• **Dataset content**:
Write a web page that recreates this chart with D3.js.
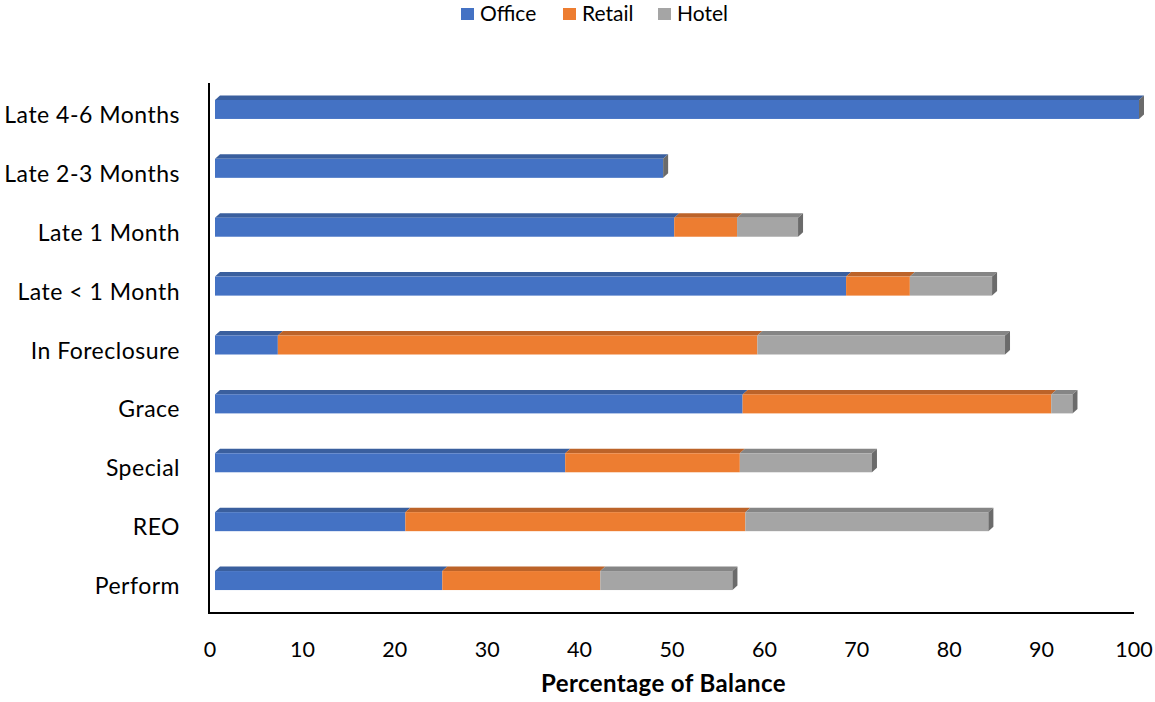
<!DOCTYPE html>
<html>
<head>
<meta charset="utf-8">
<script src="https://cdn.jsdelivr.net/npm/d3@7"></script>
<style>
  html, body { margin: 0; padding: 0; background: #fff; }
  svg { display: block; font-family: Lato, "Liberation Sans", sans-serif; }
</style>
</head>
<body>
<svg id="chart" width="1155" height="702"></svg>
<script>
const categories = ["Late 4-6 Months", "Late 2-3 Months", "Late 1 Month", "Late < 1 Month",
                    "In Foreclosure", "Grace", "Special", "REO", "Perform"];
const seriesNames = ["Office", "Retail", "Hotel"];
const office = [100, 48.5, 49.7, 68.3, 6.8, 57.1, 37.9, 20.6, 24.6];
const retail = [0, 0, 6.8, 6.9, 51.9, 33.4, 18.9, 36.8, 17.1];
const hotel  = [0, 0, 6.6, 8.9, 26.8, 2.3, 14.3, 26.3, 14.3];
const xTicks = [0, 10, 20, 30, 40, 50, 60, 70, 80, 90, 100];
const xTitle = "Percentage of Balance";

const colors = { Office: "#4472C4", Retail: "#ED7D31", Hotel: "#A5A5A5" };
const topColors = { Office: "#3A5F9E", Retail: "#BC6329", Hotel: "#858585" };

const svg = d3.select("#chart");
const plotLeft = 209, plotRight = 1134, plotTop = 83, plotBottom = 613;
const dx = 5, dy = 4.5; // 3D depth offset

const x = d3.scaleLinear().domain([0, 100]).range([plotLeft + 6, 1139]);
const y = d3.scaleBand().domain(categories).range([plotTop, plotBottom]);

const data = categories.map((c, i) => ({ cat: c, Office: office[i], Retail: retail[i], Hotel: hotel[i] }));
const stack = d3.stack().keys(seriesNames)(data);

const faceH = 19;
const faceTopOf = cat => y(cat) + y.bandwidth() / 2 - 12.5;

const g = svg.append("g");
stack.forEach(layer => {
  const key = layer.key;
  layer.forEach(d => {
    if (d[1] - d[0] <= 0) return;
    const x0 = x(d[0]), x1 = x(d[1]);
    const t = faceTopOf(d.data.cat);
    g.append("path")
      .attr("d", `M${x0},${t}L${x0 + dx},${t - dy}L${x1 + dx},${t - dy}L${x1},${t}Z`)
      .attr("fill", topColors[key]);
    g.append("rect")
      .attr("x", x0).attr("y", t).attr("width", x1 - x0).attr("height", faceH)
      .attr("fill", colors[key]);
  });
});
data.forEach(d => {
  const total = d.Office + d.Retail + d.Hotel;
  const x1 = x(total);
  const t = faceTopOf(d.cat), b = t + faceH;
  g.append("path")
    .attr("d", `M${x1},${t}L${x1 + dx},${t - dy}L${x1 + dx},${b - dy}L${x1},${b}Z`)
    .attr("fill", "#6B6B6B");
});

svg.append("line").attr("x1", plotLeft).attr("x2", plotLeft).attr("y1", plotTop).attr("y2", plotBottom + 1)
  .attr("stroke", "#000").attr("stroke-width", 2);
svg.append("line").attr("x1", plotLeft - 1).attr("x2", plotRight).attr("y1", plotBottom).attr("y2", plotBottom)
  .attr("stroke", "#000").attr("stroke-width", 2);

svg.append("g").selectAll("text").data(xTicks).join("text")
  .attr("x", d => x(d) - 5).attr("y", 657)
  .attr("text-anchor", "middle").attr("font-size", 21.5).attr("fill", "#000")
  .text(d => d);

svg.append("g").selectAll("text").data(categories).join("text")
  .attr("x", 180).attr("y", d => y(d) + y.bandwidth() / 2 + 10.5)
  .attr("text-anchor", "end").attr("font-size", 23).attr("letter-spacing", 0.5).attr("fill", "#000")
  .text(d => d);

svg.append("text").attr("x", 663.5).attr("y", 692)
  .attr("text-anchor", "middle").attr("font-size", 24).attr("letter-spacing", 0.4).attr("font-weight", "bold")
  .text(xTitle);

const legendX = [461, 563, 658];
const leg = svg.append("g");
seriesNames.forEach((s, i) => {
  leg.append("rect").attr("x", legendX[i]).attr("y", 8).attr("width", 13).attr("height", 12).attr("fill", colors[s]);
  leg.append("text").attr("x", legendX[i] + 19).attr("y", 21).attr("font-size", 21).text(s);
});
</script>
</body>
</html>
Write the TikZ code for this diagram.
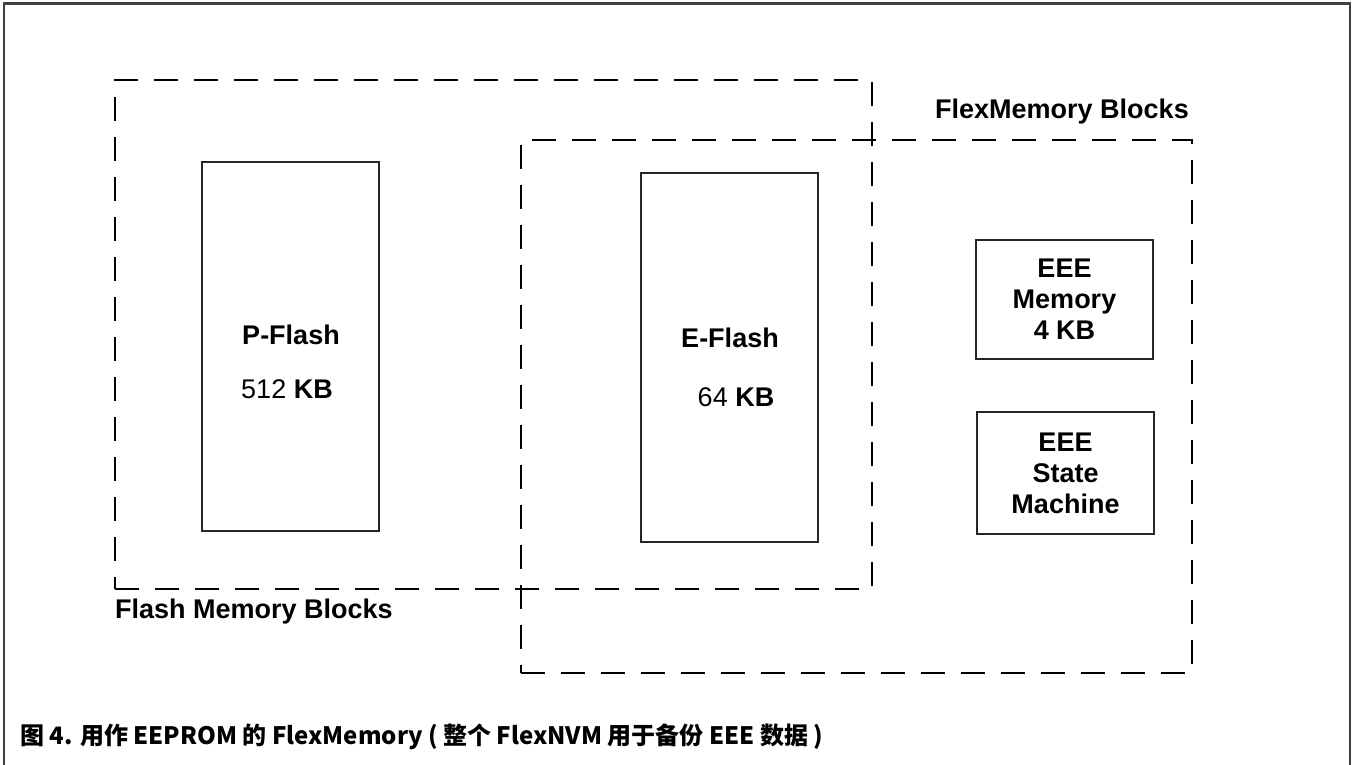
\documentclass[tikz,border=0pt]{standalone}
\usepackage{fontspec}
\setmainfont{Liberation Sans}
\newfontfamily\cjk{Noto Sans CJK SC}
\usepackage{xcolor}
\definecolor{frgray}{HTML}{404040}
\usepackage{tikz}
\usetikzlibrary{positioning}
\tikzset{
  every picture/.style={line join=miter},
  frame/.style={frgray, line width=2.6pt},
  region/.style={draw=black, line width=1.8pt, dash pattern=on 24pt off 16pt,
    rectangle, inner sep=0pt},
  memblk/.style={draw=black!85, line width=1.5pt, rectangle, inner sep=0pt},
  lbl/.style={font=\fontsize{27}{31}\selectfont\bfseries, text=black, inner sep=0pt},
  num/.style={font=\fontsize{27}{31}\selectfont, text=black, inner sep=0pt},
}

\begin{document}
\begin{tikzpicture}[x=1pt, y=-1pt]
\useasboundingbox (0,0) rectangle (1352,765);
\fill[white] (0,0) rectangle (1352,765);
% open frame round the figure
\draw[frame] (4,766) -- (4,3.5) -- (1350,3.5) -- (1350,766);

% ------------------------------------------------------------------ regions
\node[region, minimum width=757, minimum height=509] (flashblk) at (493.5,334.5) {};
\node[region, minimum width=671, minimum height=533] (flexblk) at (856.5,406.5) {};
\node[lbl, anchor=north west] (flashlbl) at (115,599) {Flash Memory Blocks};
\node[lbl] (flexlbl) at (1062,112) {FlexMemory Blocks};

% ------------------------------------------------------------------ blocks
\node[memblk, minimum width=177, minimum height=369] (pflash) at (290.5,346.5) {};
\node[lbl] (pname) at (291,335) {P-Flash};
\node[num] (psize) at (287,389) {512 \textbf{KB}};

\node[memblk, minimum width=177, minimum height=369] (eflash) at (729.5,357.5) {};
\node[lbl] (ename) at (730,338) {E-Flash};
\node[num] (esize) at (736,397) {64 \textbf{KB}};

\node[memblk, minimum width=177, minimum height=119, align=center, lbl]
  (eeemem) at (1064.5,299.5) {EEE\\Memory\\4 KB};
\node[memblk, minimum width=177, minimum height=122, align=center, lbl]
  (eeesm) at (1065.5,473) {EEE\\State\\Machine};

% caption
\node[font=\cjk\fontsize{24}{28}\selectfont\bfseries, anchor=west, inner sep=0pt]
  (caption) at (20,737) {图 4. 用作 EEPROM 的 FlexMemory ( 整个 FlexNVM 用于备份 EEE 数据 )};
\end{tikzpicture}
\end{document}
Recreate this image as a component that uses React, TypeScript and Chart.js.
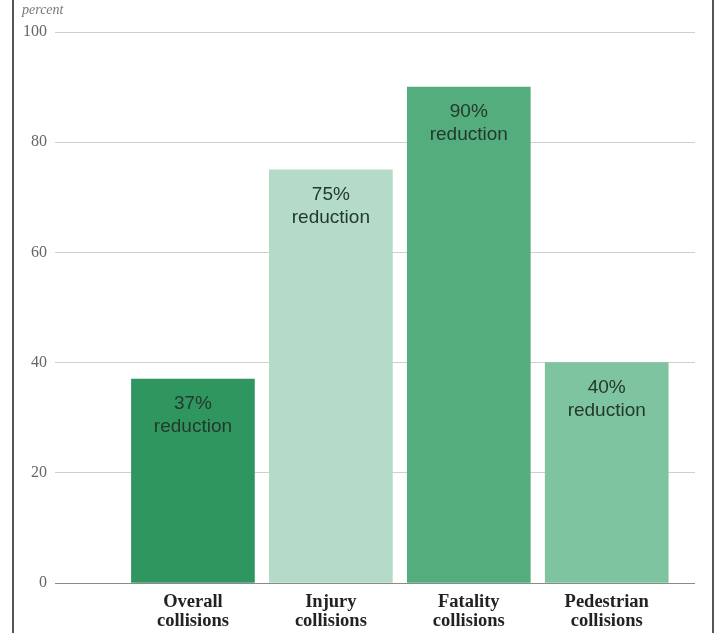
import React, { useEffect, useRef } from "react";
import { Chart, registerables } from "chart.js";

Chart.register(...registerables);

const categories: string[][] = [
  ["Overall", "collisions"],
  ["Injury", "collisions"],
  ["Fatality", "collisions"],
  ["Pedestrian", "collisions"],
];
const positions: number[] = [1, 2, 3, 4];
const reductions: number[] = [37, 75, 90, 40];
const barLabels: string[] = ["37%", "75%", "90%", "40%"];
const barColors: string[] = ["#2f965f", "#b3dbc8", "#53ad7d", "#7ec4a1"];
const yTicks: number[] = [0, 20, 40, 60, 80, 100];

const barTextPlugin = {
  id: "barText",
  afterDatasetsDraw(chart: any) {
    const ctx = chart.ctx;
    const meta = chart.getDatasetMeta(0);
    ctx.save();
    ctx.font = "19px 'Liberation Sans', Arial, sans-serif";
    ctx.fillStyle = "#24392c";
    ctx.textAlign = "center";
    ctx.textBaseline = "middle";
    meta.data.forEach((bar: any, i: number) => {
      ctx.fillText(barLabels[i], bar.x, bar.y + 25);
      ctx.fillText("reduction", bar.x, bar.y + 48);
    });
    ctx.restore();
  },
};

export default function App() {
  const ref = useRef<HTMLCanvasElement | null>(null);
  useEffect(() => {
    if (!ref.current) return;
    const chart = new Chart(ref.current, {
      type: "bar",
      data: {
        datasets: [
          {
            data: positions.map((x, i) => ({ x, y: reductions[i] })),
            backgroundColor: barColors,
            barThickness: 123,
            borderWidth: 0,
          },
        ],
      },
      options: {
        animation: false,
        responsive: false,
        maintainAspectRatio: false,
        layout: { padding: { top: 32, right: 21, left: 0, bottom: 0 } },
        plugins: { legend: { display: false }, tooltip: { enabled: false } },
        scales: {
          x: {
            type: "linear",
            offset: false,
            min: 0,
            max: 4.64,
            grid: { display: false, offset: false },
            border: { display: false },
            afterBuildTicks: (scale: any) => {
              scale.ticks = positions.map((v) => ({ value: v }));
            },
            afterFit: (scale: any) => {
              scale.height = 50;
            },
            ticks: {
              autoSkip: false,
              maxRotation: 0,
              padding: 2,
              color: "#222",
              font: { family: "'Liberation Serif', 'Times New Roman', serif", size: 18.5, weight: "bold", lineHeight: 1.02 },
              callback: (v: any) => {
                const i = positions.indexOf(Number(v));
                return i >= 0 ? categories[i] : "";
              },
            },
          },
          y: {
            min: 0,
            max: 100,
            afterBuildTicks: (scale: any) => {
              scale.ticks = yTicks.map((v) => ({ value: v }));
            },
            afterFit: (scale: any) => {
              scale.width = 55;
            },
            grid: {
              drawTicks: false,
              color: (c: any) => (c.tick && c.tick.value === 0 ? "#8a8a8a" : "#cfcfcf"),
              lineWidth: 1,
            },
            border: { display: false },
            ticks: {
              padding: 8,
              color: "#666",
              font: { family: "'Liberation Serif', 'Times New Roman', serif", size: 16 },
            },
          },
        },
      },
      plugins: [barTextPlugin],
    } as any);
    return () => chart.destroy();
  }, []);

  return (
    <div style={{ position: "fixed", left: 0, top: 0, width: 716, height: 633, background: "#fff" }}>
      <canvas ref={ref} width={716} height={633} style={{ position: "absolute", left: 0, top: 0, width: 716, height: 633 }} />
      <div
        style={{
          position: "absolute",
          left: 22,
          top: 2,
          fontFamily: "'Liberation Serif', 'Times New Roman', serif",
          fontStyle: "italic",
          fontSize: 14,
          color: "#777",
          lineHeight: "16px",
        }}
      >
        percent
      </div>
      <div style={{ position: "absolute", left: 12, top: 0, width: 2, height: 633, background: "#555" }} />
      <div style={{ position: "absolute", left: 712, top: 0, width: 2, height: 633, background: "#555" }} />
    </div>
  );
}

• **Exercise details**: Scan the material above. Extract every line in which the word "Write" occurs.

• **Exercise output**:
Write a web page that recreates this chart with D3.js.
Write the TikZ code for this diagram.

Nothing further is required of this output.